I can’t pretend to know how hard it must be to design a puzzle game. You have to constantly walk a thin line between two extremes, trying carefully not to make obstacles too simple to solve (and therefore unrewarding), or too difficult, resulting in brain-busters that might bring players’ progress to a full stop. What I do know is that playing Metrico is a ton of fun–until you get stuck. In that moment, you suddenly forget all of Metrico’s unique visuals and mechanics, because all you can focus on is your frustration.
Every aspect of Metrico’s presentation is clean and simple. The atmosphere here hinges entirely on the creative backdrops, which look like giant infographics that react to your every move. Its an appealing look, which manages to make the mundane pie charts and bar graphs that occupy all the puzzles look like space-age technology. When you’re not admiring the environments, your ears will enjoy the great synth-heavy tunes and subtle rhythms that sound like the score to a 1980s instructional video.
At the onset, you simply pick a gender, watch your new avatar drop into a completely blank level, and try to figure out what to do next. Levels boil down to a progression from point A to point B, as you’re constantly looking for ways to proceed from left to right. Running and jumping is intuitive; the tricky part is figuring out how to manipulate your surroundings using the touchscreen, rear touchpad, and camera to create a path to the next puzzle.
Not once does Metrico nudge you in the right direction, and there’s no in-game hint system to help you out of a jam. Knowing that you’re completely on your own is refreshing at first, and you feel like you have the freedom to decipher solutions at your own pace. Unlike some puzzle games, Metrico never feels like it’s insulting your intelligence. That’s encouraging when you’re cruising through puzzles right out of the gate–but once you actually start wishing you had a helping hand (besides online guides), Metrico unwillingness to assist you will feel more like a weakness than a strength. A good puzzle game gives you other options when you can’t figure out a solution to the challenge at hand, letting you come back to the difficult obstacle later with fresh eyes. But if you get hit a roadblock in Metrico, you’re literally stuck; there’s nothing else to do and nowhere else to go.
This problem is exacerbated by how the puzzles function: your movements control the environment, but never in any consistent way. Maybe you raise a pillar by only running to the left; maybe the way to extend this platform is jump up and down a bunch of times or shoot a wall. You never know which actions will allow you to progress until you try them. Like the lack of instructions, this initially feels very freeing and playful. But as the puzzles increase in complexity, it can be tiresome to try and decipher which motions will or won’t be relevant to the obstacle at hand. There will be times when you have no idea why you were able to overcome an obstacle, or resort to randomly pressing buttons until something works.

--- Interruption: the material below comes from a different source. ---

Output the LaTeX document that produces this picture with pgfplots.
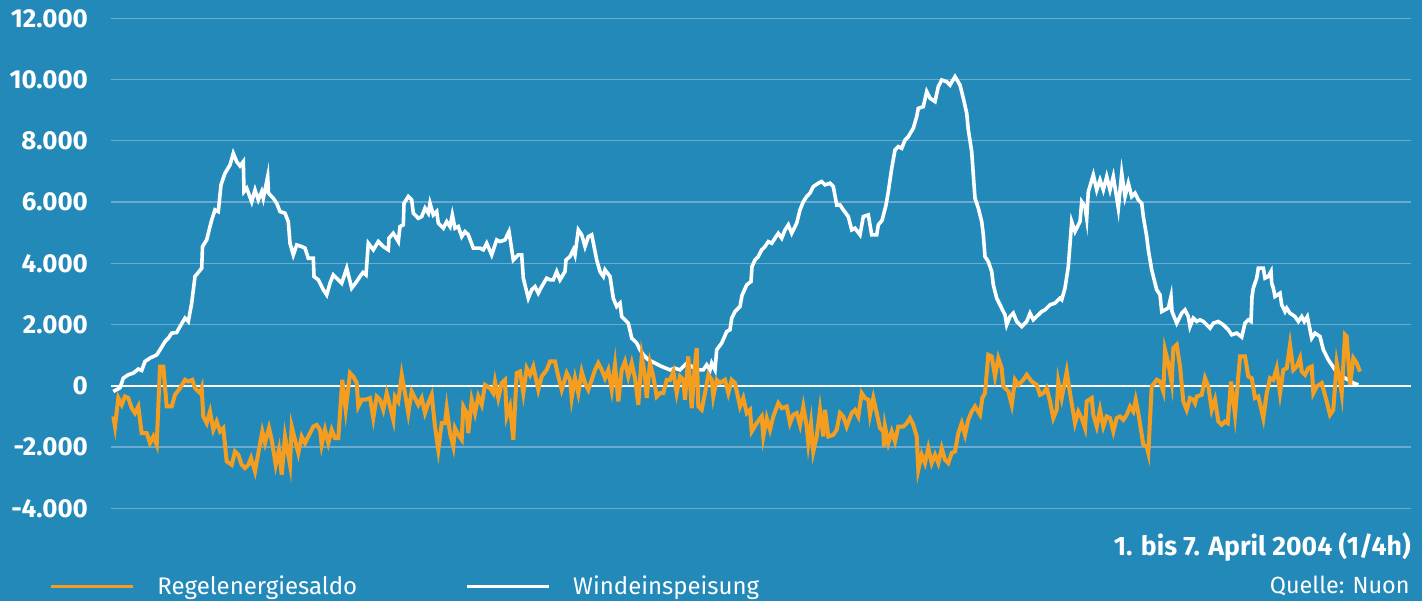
\documentclass[border=0pt]{standalone}
\usepackage{fontspec}
\setmainfont{Fira Sans}
\usepackage{pgfplots}
\pgfplotsset{compat=1.18}
\definecolor{bg}{RGB}{35,137,185}
\definecolor{org}{RGB}{245,157,30}
\definecolor{grd}{RGB}{105,172,208}
\begin{document}
\begin{tikzpicture}
\fill[bg] (0,0) rectangle (711pt,300.5pt);
\begin{axis}[
  at={(55.5pt,46.35pt)}, anchor=south west,
  scale only axis, width=650pt, height=245pt,
  xmin=111, xmax=1411, ymin=-4000, ymax=12000,
  axis line style={draw=none},
  scaled ticks=false,
  xtick=\empty,
  ytick={-4000,-2000,0,2000,4000,6000,8000,10000,12000},
  yticklabels={-4.000,-2.000,0,2.000,4.000,6.000,8.000,10.000,12.000},
  yticklabel style={font=\bfseries\fontsize{13}{15}\selectfont, text=white, anchor=east, xshift=-8pt},
  major tick length=0pt,
  ymajorgrids, grid style={grd, line width=0.6pt},
  extra y ticks={0}, extra y tick labels={},
  extra y tick style={grid style={white, line width=1.1pt}},
  legend columns=2,
  legend style={at={(-0.0477,-0.1606)}, anchor=west, draw=none, fill=none, inner sep=0pt,
    text=white, font=\fontsize{12}{14}\selectfont,
    /tikz/every even column/.append style={column sep=52pt}},
  legend image code/.code={\draw[#1] (0pt,0pt) -- (41pt,0pt); \path (50.5pt,0pt);},
  legend cell align=left,
]
\addlegendimage{org, line width=1.5pt}
\addlegendimage{white, line width=1.5pt}
\addplot[white, line width=1.8pt, forget plot] coordinates {
(113.3,-185)(120,-65)(123.3,250)(128.3,360)(133.3,415)(138.3,545)(141.7,500)(145,795)(150,905)(156.7,1010)
(160,1175)(165,1445)(168.3,1555)(171.7,1720)(176.7,1740)(180,1935)(185,2210)(188.3,2100)(191.7,2700)(195,3570)
(201.7,3840)(202.5,4545)(206.7,4765)(210,5200)(211.7,5415)(215,5745)(218.3,5690)(221,6560)(225,6940)(230,7210)
(233.3,7590)(236.7,7320)(240,7180)(243.3,7320)(244,6340)(246.7,6450)(251.7,6010)(255,6395)(258.3,6070)(261.7,6340)
(263.3,6125)(267.7,6830)(268.5,6290)(273.3,6125)(276.7,5960)(280,5690)(285,5635)(288.3,5360)(290,4655)(293.3,4275)
(296.7,4600)(301.7,4545)(305,4495)(308.3,4165)(313.3,4165)(314,3570)(318.3,3460)(323.3,3135)(326.7,2970)(330,3350)
(333.3,3620)(338.3,3460)(341.7,3350)(346.7,3840)(351.7,3190)(356.7,3405)(360,3570)(363,3700)(366,3620)(368.3,4655)
(373.3,4440)(378.3,4710)(383.3,4545)(388.3,4440)(389,4820)(393.3,4980)(398.3,4710)(400,5200)(403.3,5255)(404,5960)
(408.3,6180)(411.7,6070)(413.3,5635)(418.3,5470)(421.7,5525)(425,5800)(428.3,5635)(430,5960)(433.3,5580)(436.7,5690)
(438.3,5310)(443.3,5145)(446.7,5360)(450,5200)(452.3,5580)(455,5145)(458.3,5200)(461.7,4870)(465,5035)(468.3,4930)
(473.3,4495)(480,4495)(483.3,4440)(486.7,4655)(491.7,4275)(496.7,4765)(500,4710)(505,4765)(509,5035)(513.3,4110)
(518.3,4275)(521.7,4275)(523.3,3515)(528.3,2860)(531.7,3135)(535,3240)(538.3,3025)(541.7,3240)(546.7,3515)(550,3460)
(553.3,3460)(556.7,3730)(560,3460)(565,3730)(566,4110)(570,4220)(573.3,4440)(575,4275)(578.3,5090)(581.7,4930)
(585,4545)(588.3,4870)(591.7,4930)(596.7,4110)(600,3730)(603.3,3570)(605,3785)(610,3570)(613.3,2860)(616.7,2590)
(620,2700)(621.7,2260)(625,2155)(628.3,2045)(631.7,1555)(636.7,1395)(640,1175)(643.3,1010)(648.3,850)(655,740)
(661.7,630)(670,520)(675,575)(680,520)(686.7,740)(691.7,630)(696.7,520)(703.3,520)(706.7,685)(710,520)
(711.7,740)(715,520)(716.7,1175)(721.7,1395)(726.7,1770)(730,1830)(731.7,2210)(735,2425)(740,2590)(742,2950)
(746.7,3295)(751,3405)(752,3895)(755,4110)(758.3,4220)(761.7,4440)(765,4545)(768.3,4710)(771.7,4655)(775,4820)
(778.3,4980)(781.7,4820)(785,5090)(788.3,5255)(791.7,4980)(796.7,5310)(800,5745)(803.3,6010)(806.7,6180)(810,6290)
(813.3,6505)(818.3,6615)(821.7,6670)(825,6560)(830,6615)(833.3,6505)(836.7,5905)(840,5905)(843.3,5745)(848.3,5525)
(851.7,5090)(855,5145)(860,4930)(863.3,5525)(868.3,5580)(871.7,4930)(876.7,4930)(878.3,5255)(882,5400)(886,5900)
(888.3,6340)(891.7,7100)(895,7700)(898.3,7810)(901.7,7755)(905,8025)(908.3,8135)(913.3,8410)(916.7,8790)(918.3,9060)
(923.3,9115)(926.7,9605)(930,9390)(935,9280)(938.3,9770)(941.7,9985)(946.7,9930)(950,9820)(955,10095)(960,9820)
(963.3,9390)(966.7,8900)(968.3,8355)(971.7,7645)(973.3,6885)(975,6125)(978.3,5800)(981.7,5360)(983.3,4930)(985,4220)
(988.3,4055)(991.7,3730)(993.3,3295)(996.7,2860)(1000,2645)(1005,2315)(1006.7,1990)(1010,2260)(1013.3,2370)(1016.7,2100)
(1021.7,1935)(1026.7,2100)(1030,2370)(1033.3,2155)(1038.3,2315)(1041.7,2425)(1045,2480)(1050,2645)(1055,2700)(1060,2860)
(1061.7,2810)(1065,3190)(1068.3,3895)(1071.7,5360)(1075,5035)(1080,5360)(1081.7,6010)(1085,5850)(1086.7,5470)(1088.3,6340)
(1093.3,6885)(1096.7,6395)(1100,6720)(1103.3,6395)(1106.7,6830)(1110,6395)(1113.3,6830)(1118.3,5800)(1121.7,6940)(1125,6180)
(1128.3,6615)(1131.7,6180)(1135,6290)(1138.3,6070)(1141.7,5960)(1143.3,5525)(1146.7,4870)(1148.3,4440)(1151.7,3785)(1156.7,3135)
(1160,2970)(1161.7,2425)(1165,2480)(1168.3,2535)(1171,2915)(1172,2425)(1176.7,2045)(1181.7,2370)(1185,2480)(1188.3,2260)
(1190,1935)(1193.3,2210)(1196.7,2100)(1200,2155)(1203.3,2100)(1210,1880)(1213.3,2045)(1218.3,2100)(1223.3,1990)(1228.3,1830)
(1231.7,1665)(1236.7,1720)(1241.7,1590)(1245,2045)(1248.3,2155)(1251,2100)(1252,2915)(1253.3,3190)(1256.7,3515)(1258.3,3840)
(1263.3,3840)(1265,3515)(1268.3,3570)(1271,3730)(1271.7,3350)(1273.3,3190)(1275,2915)(1280,3025)(1281.7,2645)(1285,2425)
(1286.7,2535)(1290,2370)(1295,2260)(1298.3,2100)(1301.7,2260)(1304.3,2100)(1307.3,2260)(1310,1830)(1311.7,1555)(1315,1720)
(1320,1610)(1323.3,1175)(1328.3,850)(1335,520)(1341.7,305)(1348.3,195)(1353.3,90)(1358.3,30)
};
\addplot[org, line width=2pt, forget plot] coordinates {
(113.3,-1000)(115,-1330)(118.3,-400)(121.7,-620)(125,-350)(128.3,-400)(131.7,-730)(135,-890)(138.3,-675)(141.7,-1545)
(146.7,-1545)(150,-1870)(153.3,-1655)(156.7,-1925)(160,630)(163.3,630)(166.7,-675)(171.7,-675)(175,-295)(180,-75)
(185,195)(188.3,140)(192.3,195)(195,-75)(200,-240)(201.7,-75)(203.3,-1000)(206.7,-1220)(210,-840)(213.3,-1435)
(216.7,-1165)(220,-1490)(223.3,-1380)(226.7,-2470)(231.7,-2580)(235,-2145)(238.3,-2250)(241.7,-2580)(245,-2685)(248.3,-2580)
(251,-2360)(255,-2795)(258.3,-2195)(262.3,-1490)(265,-1870)(269,-1380)(271.7,-1760)(275.7,-2580)(279,-2090)(281.7,-2905)
(285,-1655)(290,-2580)(291.7,-1330)(295,-1760)(298.3,-2195)(301.7,-1655)(305,-1870)(310,-1545)(313.3,-1330)(316.7,-1275)
(320,-1435)(321.7,-1925)(325,-1435)(328.3,-1870)(331.7,-1435)(335,-1710)(338.3,-1710)(342.3,195)(345.7,-785)(350,415)
(353.3,305)(356.7,90)(358.3,-675)(361.7,-455)(365,-455)(370,-400)(373.3,-1055)(376.7,-350)(380,-455)(383.3,-785)
(386.7,-240)(390,-675)(393.3,-1110)(395,-350)(398.3,-510)(401.7,360)(405,-240)(408.3,-890)(411.7,-185)(415,-400)
(418.3,-620)(421.7,-400)(425,-890)(428.3,-565)(431.7,-295)(435,-1330)(438.3,-2090)(441.7,-1220)(445,-1220)(446.7,-730)
(450,-1545)(453.3,-1980)(455,-1380)(458.3,-1600)(461.7,-1760)(463.3,-675)(466.7,-890)(468.3,-1545)(471.7,-455)(475,-890)
(478.3,-350)(481.7,-620)(485,30)(490,-75)(493.3,-240)(495,140)(498.3,-400)(501.7,90)(505,195)(506.7,-1000)
(510,-675)(513.3,-1760)(516.7,415)(520,465)(523.3,-240)(526.7,575)(530,360)(533.3,630)(538.3,-130)(541.7,305)
(546.7,520)(550,795)(555,795)(558.3,305)(561.7,-130)(566.7,415)(570,195)(571.7,-400)(575,250)(578.3,-240)
(581.7,465)(585,90)(588.3,-130)(591.7,195)(595,520)(598.3,740)(601.7,520)(605,250)(608.3,520)(611.7,-130)
(615,685)(618.3,-510)(621.7,520)(625,795)(628.3,305)(631.7,740)(635,250)(638.3,-620)(641.7,960)(645,305)
(646.7,-400)(650,740)(653.3,305)(656.7,-350)(660,-240)(663.3,-240)(666.7,195)(670,195)(673.3,465)(676.7,-240)
(680,305)(683.3,195)(685,-455)(688.3,960)(691.7,-730)(695,740)(696.7,1230)(698.3,-675)(701.7,-785)(705,-240)
(708.3,360)(711.7,195)(713.3,-350)(716.7,195)(720,90)(725,195)(728.3,-240)(731.7,195)(735,90)(740,-675)
(743.3,-400)(746.7,-890)(750,-785)(751.7,-1490)(756.7,-1220)(761.7,-1000)(763.3,-1655)(766.7,-1055)(770,-1435)(773.3,-1000)
(778.3,-565)(781.7,-730)(786.7,-675)(790,-1220)(793.3,-945)(796.7,-890)(800,-1275)(803.3,-675)(806.7,-1330)(808.3,-1870)
(811,-1220)(813.3,-2145)(816.7,-1655)(820,-785)(823.3,-1655)(825,-785)(828.3,-1655)(833.3,-1600)(836.7,-1435)(840,-890)
(843.3,-1000)(846.7,-1330)(851.7,-890)(855,-785)(858.3,-1000)(861.7,-240)(865,-400)(868.3,-455)(870,-945)(873.3,-400)
(876.7,-890)(880,-1380)(883.3,-1490)(884,-1980)(885,-1330)(888.3,-1870)(891.7,-1490)(895,-1820)(898.3,-1330)(903.3,-1330)
(906.7,-1220)(910,-1055)(913.3,-1275)(916.7,-1655)(918.3,-2740)(921.7,-2250)(925,-2525)(928.3,-2035)(931.7,-2525)(935,-2250)
(938.3,-2525)(941.7,-2035)(945,-2415)(948.3,-2525)(951.7,-2195)(955,-2145)(958.3,-1545)(961.7,-1220)(965,-1600)(968.3,-1110)
(971.7,-840)(975,-675)(980,-945)(982.3,-400)(985,-240)(988.3,1010)(991.7,960)(995,305)(998.3,905)(1001.7,575)
(1003.3,-20)(1008.3,-185)(1011.7,-620)(1015,195)(1018.3,30)(1023.3,195)(1026.7,360)(1031.7,140)(1036.7,30)(1040,-295)
(1043.3,-240)(1046.7,-75)(1050,-510)(1053.3,-1055)(1056.7,-785)(1058.3,140)(1061.7,-400)(1066.7,465)(1070,-240)(1075,-1220)
(1078.3,-840)(1081.7,-1055)(1085,-1380)(1086.7,-510)(1091.7,-400)(1093.3,-945)(1096.7,-1330)(1100,-785)(1103.3,-1330)(1106.7,-1000)
(1110,-1055)(1113.3,-1490)(1116.7,-1055)(1120,-1000)(1123.3,-1110)(1126.7,-945)(1130,-675)(1133.3,-840)(1135.7,-455)(1138.3,-890)
(1143.3,-1925)(1146.7,-1980)(1148.3,-2195)(1151.7,-20)(1156.7,195)(1160,140)(1163.3,-185)(1165,1175)(1168.3,740)(1171.7,90)
(1173.3,1230)(1176.7,1340)(1180,630)(1183.3,-510)(1186.7,-785)(1190,-400)(1193.3,-455)(1195,-565)(1196.7,-350)(1201.7,-295)
(1205,250)(1208.3,-20)(1211.7,-785)(1215,-455)(1218.3,-1165)(1221.7,-1275)(1225,-1165)(1227.7,-1220)(1231,140)(1235,-945)
(1240,960)(1245,960)(1248.3,305)(1251.7,250)(1255,-400)(1258.3,-350)(1263.3,-1055)(1266.7,-240)(1270,250)(1273.3,195)
(1276.7,575)(1280,-240)(1283.3,520)(1286.7,575)(1290,1340)(1293.3,520)(1296.7,630)(1300,905)(1301.7,465)(1305,360)
(1308.3,575)(1311.7,630)(1313.3,-240)(1316.7,-20)(1321.7,90)(1326.7,-510)(1330,-945)(1333.3,-785)(1336.7,740)(1340,140)
(1341.7,-240)(1345,1665)(1346.7,1610)(1350,30)(1353.3,905)(1356.7,740)(1360,465)
};
\legend{Regelenergiesaldo, Windeinspeisung}
\end{axis}
\node[anchor=east, inner sep=0pt, text=white, font=\bfseries\fontsize{13.3}{15}\selectfont] at (705.5pt,27pt) {1. bis 7. April 2004 (1/4h)};
\node[anchor=east, inner sep=0pt, text=white, font=\fontsize{11.7}{13}\selectfont] at (705pt,7.5pt) {Quelle: Nuon};
\end{tikzpicture}
\end{document}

Even if later puzzles feel like a test of your ability to stumble into a solution, Metrico also has some moments of pure brilliance. One of the levels utilizes the Vita’s motion sensor for all three dimensions, which is mind-bogglingly cool; onlookers will think you’re a crazy person as you spin, tilt, and turn your Vita while still attempting to control your character. Another world uses the Vita’s camera to capture colors; the amount of blue, green, or red the camera picks up determines how the level moves. This mechanic caused me to physically get up and wander around my room in search of brightly colored objects, something that I’ve never had to do while playing a video game until now. Of course, there may be times when you don’t really feel like doing these things, or simply aren’t able to–yet they’re the only way to progress through the completely linear sequence of puzzles.
And that sequence doesn’t last long. Metrico is over in two to three hours, depending on how often–and how badly–you get stuck, and there aren’t any collectibles or secrets to encourage a repeat playthrough. There are some great “Eureka!” moments along the way, but they feel stifled by frustrating instances of halted progress. The worst thing that can happen to a player is getting hopelessly stuck; all you want is to see more of the game, but you’re locked into this single, exasperating screen until you give up. Whether giving up means turning off your Vita for a while, refusing to play the game anymore, or looking up answers online is up to you. Metrico will show you things you’ve never seen before, which can be invigorating. But as a puzzle game, it doesn’t find the right balance between clever and confusing.